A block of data
↓↓↓

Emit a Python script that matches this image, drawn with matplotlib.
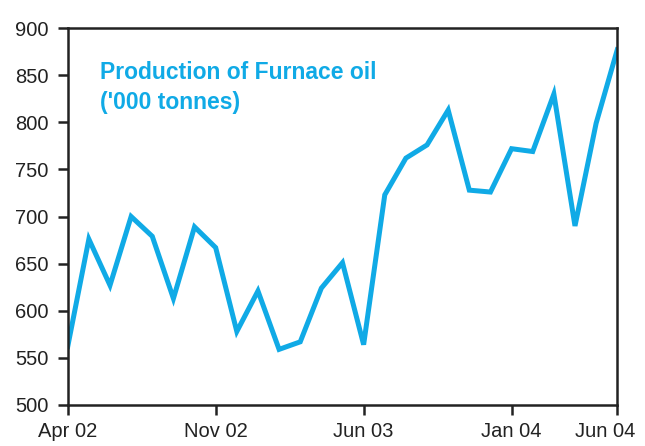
import matplotlib.pyplot as plt
import matplotlib.transforms as mtransforms

plt.rcParams['font.family'] = ['Liberation Sans', 'DejaVu Sans']

months = ["Apr 02", "May 02", "Jun 02", "Jul 02", "Aug 02", "Sep 02", "Oct 02",
          "Nov 02", "Dec 02", "Jan 03", "Feb 03", "Mar 03", "Apr 03", "May 03",
          "Jun 03", "Jul 03", "Aug 03", "Sep 03", "Oct 03", "Nov 03", "Dec 03",
          "Jan 04", "Feb 04", "Mar 04", "Apr 04", "May 04", "Jun 04"]
production = [562, 676, 627, 700, 679, 613, 689, 667, 578, 621, 559, 567, 624,
              651, 564, 723, 762, 776, 813, 728, 726, 772, 769, 830, 690, 799, 877]
tick_labels = ["Apr 02", "Nov 02", "Jun 03", "Jan 04", "Jun 04"]

fig, ax = plt.subplots(figsize=(6.45, 4.46), dpi=100)
fig.subplots_adjust(left=0.105, right=0.957, top=0.937, bottom=0.092)

x = list(range(len(months)))
ax.plot(x, production, color="#10aae6", linewidth=3.6, solid_joinstyle="miter")

ax.set_xlim(0, len(months) - 1)
ax.set_ylim(500, 900)
ax.set_yticks(range(500, 901, 50))
ax.set_xticks([months.index(m) for m in tick_labels])
ax.set_xticklabels(tick_labels)

for s in ax.spines.values():
    s.set_linewidth(1.8)
    s.set_color("#222222")
ax.tick_params(axis="both", direction="out", length=7, width=1.8,
               labelsize=14.5, colors="#222222")
ax.tick_params(axis="y", pad=7)
ax.tick_params(axis="x", pad=5)

# last label sits a little left of its tick so it stays inside the figure
last = ax.get_xticklabels()[-1]
last.set_transform(last.get_transform() +
                   mtransforms.ScaledTranslation(-12 / 100, 0, fig.dpi_scale_trans))

ax.text(0.058, 0.912, "Production of Furnace oil\n('000 tonnes)", transform=ax.transAxes,
        color="#10aae6", fontsize=16.5, fontweight="bold", va="top", ha="left",
        linespacing=1.35)

fig.savefig("out.png", dpi=100)
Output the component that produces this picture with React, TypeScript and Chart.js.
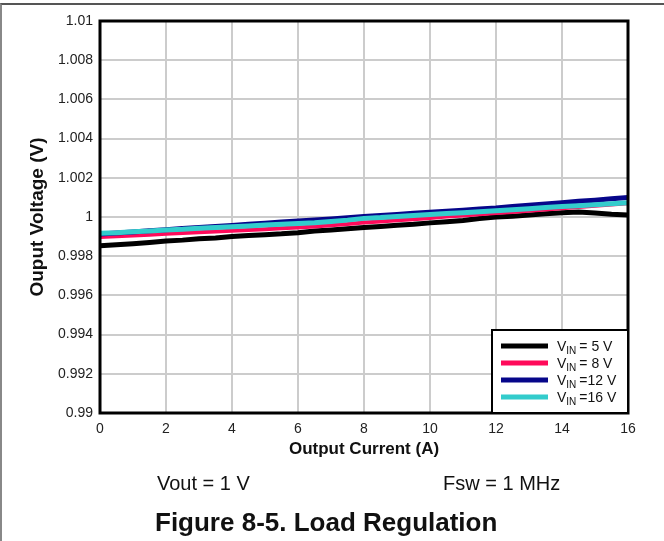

↑↑↑

## Written problem
Omit every picture while copying the listing above exactly.

## Right answer
Emit a Python script that matches this image, drawn with matplotlib.
import matplotlib.pyplot as plt
import matplotlib.transforms as mtransforms

plt.rcParams['font.family'] = ['Liberation Sans', 'DejaVu Sans']

months = ["Apr 02", "May 02", "Jun 02", "Jul 02", "Aug 02", "Sep 02", "Oct 02",
          "Nov 02", "Dec 02", "Jan 03", "Feb 03", "Mar 03", "Apr 03", "May 03",
          "Jun 03", "Jul 03", "Aug 03", "Sep 03", "Oct 03", "Nov 03", "Dec 03",
          "Jan 04", "Feb 04", "Mar 04", "Apr 04", "May 04", "Jun 04"]
production = [562, 676, 627, 700, 679, 613, 689, 667, 578, 621, 559, 567, 624,
              651, 564, 723, 762, 776, 813, 728, 726, 772, 769, 830, 690, 799, 877]
tick_labels = ["Apr 02", "Nov 02", "Jun 03", "Jan 04", "Jun 04"]

fig, ax = plt.subplots(figsize=(6.45, 4.46), dpi=100)
fig.subplots_adjust(left=0.105, right=0.957, top=0.937, bottom=0.092)

x = list(range(len(months)))
ax.plot(x, production, color="#10aae6", linewidth=3.6, solid_joinstyle="miter")

ax.set_xlim(0, len(months) - 1)
ax.set_ylim(500, 900)
ax.set_yticks(range(500, 901, 50))
ax.set_xticks([months.index(m) for m in tick_labels])
ax.set_xticklabels(tick_labels)

for s in ax.spines.values():
    s.set_linewidth(1.8)
    s.set_color("#222222")
ax.tick_params(axis="both", direction="out", length=7, width=1.8,
               labelsize=14.5, colors="#222222")
ax.tick_params(axis="y", pad=7)
ax.tick_params(axis="x", pad=5)

# last label sits a little left of its tick so it stays inside the figure
last = ax.get_xticklabels()[-1]
last.set_transform(last.get_transform() +
                   mtransforms.ScaledTranslation(-12 / 100, 0, fig.dpi_scale_trans))

ax.text(0.058, 0.912, "Production of Furnace oil\n('000 tonnes)", transform=ax.transAxes,
        color="#10aae6", fontsize=16.5, fontweight="bold", va="top", ha="left",
        linespacing=1.35)

fig.savefig("out.png", dpi=100)
Output the component that produces this picture with React, TypeScript and Chart.js.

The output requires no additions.